GDP forecasts fall slightly
Recent slowdown prompts readjustment
An ebb in the third quarter has prompted the state planning agency to cut its GDP growth forecast for 2016 from 3.3% to 3.2%, and next year’s forecast to a range of 3-4%.
The National Economic and Social Development Board (NESDB) said yesterday that Thai GDP grew by 3.2% yearon-year in the July-September period as consumption and public spending slowed from 3.5% growth in the second quarter.
Seasonally adjusted quarter-on-quarter growth was 0.6%, down from a revised 0.7% in the second quarter.
For the first nine months, the economy registered 3.3% growth on average.
NESDB secretary-general Porametee Vimolsiri said the main engine of growth for the quarter was the expansion of nonagricultural production, mainly contributed by service-related sectors, especially tourism. The agricultural sector showed rebound growth after seven consecutive quarters of decline.
Annual growth in public investment and household spending slowed i n the third quarter while private investment contracted.
Mr Porametee said the economy may slow down further in the fourth quarter because of weak sentiment and cutbacks in entertainment since the passing of King Bhumibol Adulyadej on Oct 13.
A crackdown on cheap tours has reduced the number of visitors from China, one of Thailand’s biggest tourism markets.
The NESDB reckons the economy will grow by 3.2% in 2016, with exports staying flat. Previously it forecast 3.0-3.5% growth or an average of 3.3% for this year, while exports were projected to fall 1.9%.
The government’s think tank predicts that GDP in 2017 will grow 3-4% and exports expand 2.4%. Last year GDP grew 2.8%.
Key supporting factors for next year’s growth include a recovery of the export sector, which will support the growth of manufacturing and private investment; recovery and acceleration of agriculture; a continued high growth of public investment; and continued tourism growth. The value of export of goods, private consumption and total investment are predicted to grow by 2.4%, 2.7%, and 5%, respectively. Headline inflation rate will be in the range of 1-2% and the current account will register a surplus of 10.2% of GDP.

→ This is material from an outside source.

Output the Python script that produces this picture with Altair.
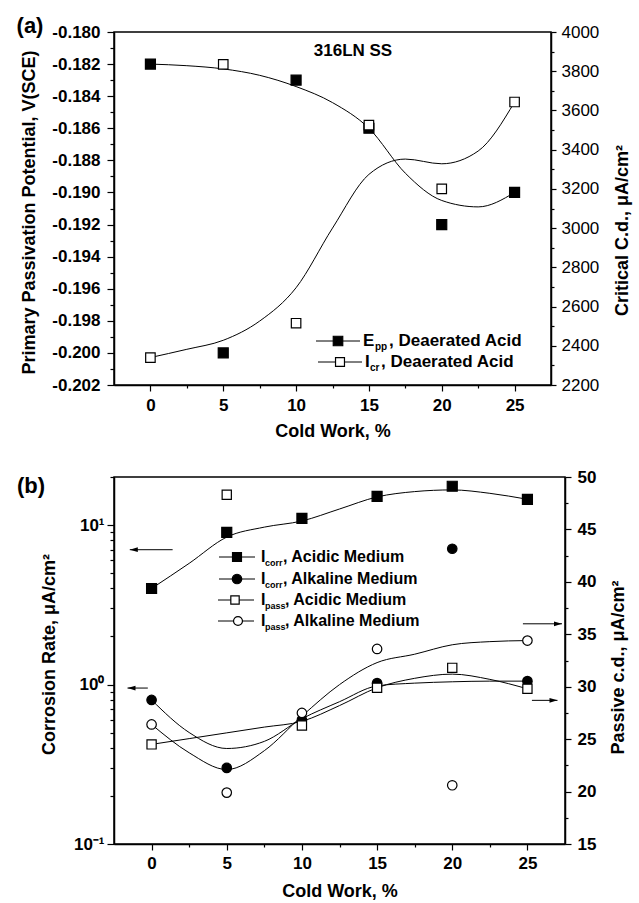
import altair as alt
import pandas as pd

FONT = "Liberation Sans"

# ---------------- data ----------------
cold_work = [0, 5, 10, 15, 20, 25]

# panel (a): primary passivation potential (left axis) and critical c.d. (right axis)
epp_v = [-0.182, -0.200, -0.183, -0.186, -0.192, -0.190]
icr_ua = [2340, 3835, 2515, 3525, 3200, 3643]
# fitted curves as drawn in the figure
fit_cw = [0, 2.5, 5, 7.5, 10, 12.5, 15, 17.5, 20, 22.5, 25]
epp_fit = [-0.1820, -0.1821, -0.1823, -0.1827, -0.1834, -0.1844, -0.1860,
           -0.1888, -0.1905, -0.1909, -0.1900]
icr_fit = [2340, 2382, 2428, 2526, 2696, 3000, 3274, 3352, 3328, 3393, 3643]

# panel (b): corrosion rate (left, log) and passive c.d. (right)
icorr_acid = [4.0, 9.0, 11.0, 15.1, 17.5, 14.5]
icorr_alk = [0.80, 0.30, 0.60, 1.02, 7.1, 1.05]
ipass_acid = [24.5, 48.3, 26.3, 29.9, 31.8, 29.8]
ipass_alk = [26.4, 19.9, 27.5, 33.6, 20.6, 34.4]
icorr_acid_fit = [4.0, 5.75, 8.4, 9.7, 10.6, 12.6, 15.0, 16.2, 16.6, 15.8, 14.5]
icorr_alk_fit = [0.80, 0.50, 0.397, 0.44, 0.61, 0.78, 0.98, 1.02, 1.04, 1.05, 1.05]
ipass_acid_fit = [24.5, 25.05, 25.6, 26.15, 26.7, 28.2, 29.9, 30.8, 31.2, 30.7, 29.8]
ipass_alk_fit = [26.4, 23.7, 22.1, 23.9, 27.2, 30.2, 32.3, 33.1, 34.0, 34.3, 34.4]

# axis pointer arrows (panel b)
arrow_left_from = [1.4, -0.25]
arrow_left_to = [-1.45, -1.6]
arrow_left_rate = [7.0, 0.95]
arrow_right_from = [24.7, 25.3]
arrow_right_to = [27.3, 27.0]
arrow_right_cd = [36.0, 28.7]

# tick values
x_ticks = [0, 2.5, 5, 7.5, 10, 12.5, 15, 17.5, 20, 22.5, 25]
epp_ticks = [round(-0.202 + 0.001 * i, 3) for i in range(23)]
icr_ticks = list(range(2200, 4001, 100))
rate_ticks = [0.1, 0.2, 0.3, 0.4, 0.5, 0.6, 0.7, 0.8, 0.9,
              1, 2, 3, 4, 5, 6, 7, 8, 9, 10, 20]
pcd_ticks = [15 + 2.5 * i for i in range(15)]

# ---------------- tables ----------------
df_a = pd.DataFrame({"cw": cold_work, "epp": epp_v, "icr": icr_ua})
fit_a = pd.DataFrame({"cw": fit_cw, "epp": epp_fit, "icr": icr_fit})
df_b = pd.DataFrame({"cw": cold_work, "ca": icorr_acid, "cl": icorr_alk,
                     "pa": ipass_acid, "pl": ipass_alk})
fit_b = pd.DataFrame({"cw": fit_cw, "ca": icorr_acid_fit, "cl": icorr_alk_fit,
                      "pa": ipass_acid_fit, "pl": ipass_alk_fit})
arr_l = pd.DataFrame({"x0": arrow_left_from, "x1": arrow_left_to, "y": arrow_left_rate})
arr_r = pd.DataFrame({"x0": arrow_right_from, "x1": arrow_right_to, "y": arrow_right_cd})
ONE = pd.DataFrame({"k": [0]})

XSCALE = alt.Scale(domain=[-2.5, 27.5], nice=False, zero=False)


# ---------------- helpers ----------------
def x_enc(label_pad, title_y, field="cw"):
    return alt.X(
        f"{field}:Q",
        scale=XSCALE,
        axis=alt.Axis(
            values=x_ticks,
            labelExpr="datum.value % 5 === 0 ? format(datum.value, 'd') : ''",
            tickSize={"condition": {"test": "datum.value % 5 === 0", "value": 6}, "value": 3},
            labelPadding=label_pad, labelOverlap=False,
            title="Cold Work, %", titleY=title_y,
        ),
    )


def txt(s, x, y, size=17, weight="bold", align="left"):
    return alt.Chart(ONE).mark_text(
        text=s, font=FONT, fontSize=size, fontWeight=weight, align=align,
        baseline="middle", color="black",
    ).encode(x=alt.value(x), y=alt.value(y))


def marker(shape, filled, size):
    return dict(shape=shape, filled=True, fill="black" if filled else "white",
                stroke="black", strokeWidth=1.2, size=size, opacity=1)


def legend_row(y, x0, x1, xm, shape, filled, msize, main, sub, rest,
               x_main, x_sub, x_rest, fs):
    line = alt.Chart(ONE).mark_rule(color="black", strokeWidth=1).encode(
        x=alt.value(x0), x2=alt.value(x1), y=alt.value(y))
    mk = alt.Chart(ONE).mark_point(**marker(shape, filled, msize)).encode(
        x=alt.value(xm), y=alt.value(y))
    return [line, mk, txt(main, x_main, y, fs), txt(sub, x_sub, y + 6, round(fs * 0.58)),
            txt(rest, x_rest, y, fs)]


# ---------------- panel (a) ----------------
xa = x_enc(6, 37)
ya_l_axis = alt.Axis(
    orient="left", values=epp_ticks,
    labelExpr="abs(round(datum.value * 1000)) % 2 === 0 ? replace(format(datum.value, '.3f'), '\u2212', '-') : ''",
    tickSize={"condition": {"test": "abs(round(datum.value * 1000)) % 2 === 0", "value": 7}, "value": 4},
    labelPadding=7, labelOverlap=False,
    title="Primary Passivation Potential, V(SCE)", titleX=-76, titleY=180,
    titleBaseline="bottom",
)
ya_l = dict(scale=alt.Scale(domain=[-0.202, -0.180], nice=False, zero=False), axis=ya_l_axis)
ya_r_axis = alt.Axis(
    orient="right", values=icr_ticks,
    labelExpr="datum.value % 200 === 0 ? format(datum.value, 'd') : ''",
    tickSize={"condition": {"test": "datum.value % 200 === 0", "value": 5}, "value": 3},
    labelPadding=5, labelFontWeight="normal", labelOverlap=False,
    title="Critical C.d., \u03bcA/cm\u00b2", titleAngle=270, titleBaseline="top",
    titleX=62, titleY=198,
)
ya_r = dict(scale=alt.Scale(domain=[2200, 4000], nice=False, zero=False), axis=ya_r_axis)

epp_line = alt.Chart(fit_a).mark_line(interpolate="monotone", color="black", strokeWidth=1).encode(
    x=xa, y=alt.Y("epp:Q", **ya_l))
epp_pts = alt.Chart(df_a).mark_point(**marker("square", True, 100)).encode(
    x=xa, y=alt.Y("epp:Q", **ya_l))
icr_line = alt.Chart(fit_a).mark_line(interpolate="monotone", color="black", strokeWidth=1).encode(
    x=xa, y=alt.Y("icr:Q", **ya_r))
icr_pts = alt.Chart(df_a).mark_point(**marker("square", False, 90)).encode(
    x=xa, y=alt.Y("icr:Q", **ya_r))

left_a = alt.layer(epp_line, epp_pts)
right_a = alt.layer(icr_line, icr_pts)

decor_a = [txt("(a)", -84, -6, 22, align="center"), txt("316LN SS", 239, 19, 17, align="center")]
decor_a += legend_row(309, 202, 246, 224, "square", True, 90, "E", "pp", ", Deaerated Acid",
                      249, 261, 275, 17)
decor_a += legend_row(330, 204, 248, 226, "square", False, 80, "I", "cr", ", Deaerated Acid",
                      251, 256, 267, 17)

panel_a = alt.layer(left_a, right_a, *decor_a).resolve_scale(y="independent").properties(
    width=437, height=353)

# ---------------- panel (b) ----------------
xb = x_enc(5, 38)
xb0 = x_enc(5, 38, "x0")
yb_l_axis = alt.Axis(
    orient="left", values=rate_ticks,
    labelExpr="datum.value === 0.1 ? '10\u207b\u00b9' : datum.value === 1 ? '10\u2070' : datum.value === 10 ? '10\u00b9' : ''",
    tickSize={"condition": {"test": "datum.value === 0.1 || datum.value === 1 || datum.value === 10", "value": 7}, "value": 4},
    labelPadding=3, labelOverlap=False,
    title="Corrosion Rate, \u03bcA/cm\u00b2", titleX=-56, titleY=177,
    titleBaseline="bottom",
)
yb_l = dict(scale=alt.Scale(type="log", domain=[0.1, 20], nice=False), axis=yb_l_axis)
yb_r_axis = alt.Axis(
    orient="right", values=pcd_ticks,
    labelExpr="datum.value % 5 === 0 ? format(datum.value, 'd') : ''",
    tickSize={"condition": {"test": "datum.value % 5 === 0", "value": 6}, "value": 3},
    labelPadding=6, labelOverlap=False,
    title="Passive c.d., \u03bcA/cm\u00b2", titleAngle=270, titleBaseline="top",
    titleX=44, titleY=190,
)
yb_r = dict(scale=alt.Scale(domain=[15, 50], nice=False, zero=False), axis=yb_r_axis)


def fit_line(field, ydef):
    return alt.Chart(fit_b).mark_line(interpolate="monotone", color="black", strokeWidth=1).encode(
        x=xb, y=alt.Y(f"{field}:Q", **ydef))


def pts(field, ydef, shape, filled, size):
    return alt.Chart(df_b).mark_point(**marker(shape, filled, size)).encode(
        x=xb, y=alt.Y(f"{field}:Q", **ydef))


arr_l_rule = alt.Chart(arr_l).mark_rule(color="black", strokeWidth=1).encode(
    x=xb0, x2="x1:Q", y=alt.Y("y:Q", **yb_l))
arr_l_head = alt.Chart(arr_l).mark_point(
    shape="M0,0L2,-0.6L2,0.6Z", filled=True, color="black", size=64, opacity=1).encode(
    x=alt.X("x1:Q", scale=XSCALE), y=alt.Y("y:Q", **yb_l))
arr_r_rule = alt.Chart(arr_r).mark_rule(color="black", strokeWidth=1).encode(
    x=xb0, x2="x1:Q", y=alt.Y("y:Q", **yb_r))
arr_r_head = alt.Chart(arr_r).mark_point(
    shape="M0,0L-2,-0.6L-2,0.6Z", filled=True, color="black", size=64, opacity=1).encode(
    x=alt.X("x1:Q", scale=XSCALE), y=alt.Y("y:Q", **yb_r))

left_b = alt.layer(
    fit_line("ca", yb_l), fit_line("cl", yb_l),
    pts("ca", yb_l, "square", True, 100), pts("cl", yb_l, "circle", True, 90),
    arr_l_rule, arr_l_head,
)
right_b = alt.layer(
    fit_line("pa", yb_r), fit_line("pl", yb_r),
    pts("pa", yb_r, "square", False, 85), pts("pl", yb_r, "circle", False, 90),
    arr_r_rule, arr_r_head,
)

decor_b = [txt("(b)", -83, 9, 22, align="center")]
rows_y = [80, 102, 123, 144]
decor_b += legend_row(rows_y[0], 105, 141, 123, "square", True, 80, "I", "corr", ", Acidic Medium",
                      147, 151, 169, 16)
decor_b += legend_row(rows_y[1], 105, 141, 123, "circle", True, 90, "I", "corr", ", Alkaline Medium",
                      147, 151, 169, 16)
decor_b += legend_row(rows_y[2], 104, 140, 121, "square", False, 70, "I", "pass", ", Acidic Medium",
                      147, 151, 171, 16)
decor_b += legend_row(rows_y[3], 104, 140, 124, "circle", False, 80, "I", "pass", ", Alkaline Medium",
                      147, 151, 171, 16)

panel_b = alt.layer(left_b, right_b, *decor_b).resolve_scale(y="independent").properties(
    width=451, height=367)

chart = alt.vconcat(panel_a, panel_b, spacing=26).properties(
    padding={"left": 15, "top": 14, "right": 5, "bottom": 5}
).configure_view(stroke="black", strokeWidth=1.5).configure_axis(
    labelFont=FONT, titleFont=FONT, labelFontSize=17, titleFontSize=18,
    labelFontWeight="bold", titleFontWeight="bold", labelColor="black", titleColor="black",
    domainColor="black", domainWidth=1.5, tickColor="black", tickWidth=1.2, grid=False,
)

chart.save("out.html", embed_options={"renderer": "svg", "actions": False})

HSBC said in a research note that Thailand’s economic growth appears to be more stable, even though it is relatively weak compared to prior records.
The bank said third-quarter growth was more dependent on net service exports compared with the previous two quarters, which showed more contribution from domestic demand growth. This is likely due in part to low household income growth and sluggish private investment.
“NESDB reaffirmed its outlook for 2016 growth at 3.2% and expects 2017 growth to be 3-4%, supported by an improvement of exports and continued growth of total consumption and public investment,” HSBC said. “In any case, there remain some downside risks to growth in the quarters ahead, especially from external uncertainties such as weak global trade recovery and political developments in major economies.”
“We remain unconvinced about continued goods export recovery since the Nikkei Thailand Manufacturing Purchasing Managers’ Index showed a contraction in both September and October in new export orders. At home, more of the public infrastructure investment projects have been approved and progressed to the bidding process in recent months. But higher debt among households and small businesses is likely to remain a drag on domestic demand growth. We expect Thailand’s GDP growth to remain at a moderate pace in 2017 before accelerating slightly in 2018. Coupled with limited inflationary pressures, it also expects the Bank of Thailand to maintain its policy rate at 1.5% for the foreseeable future.”
Don Nakornthab, senior director at the Bank of Thailand’s macroeconomic and monetary policy department, said that the recently announced 3.2% GDP growth in the third quarter is close to the BoT’s estimation.
“Developments in global economic recovery will require close monitoring, especially those related to the US’s policies and other factors including zero-dollar tours, recovery in exports and low private investment,” Mr Don said.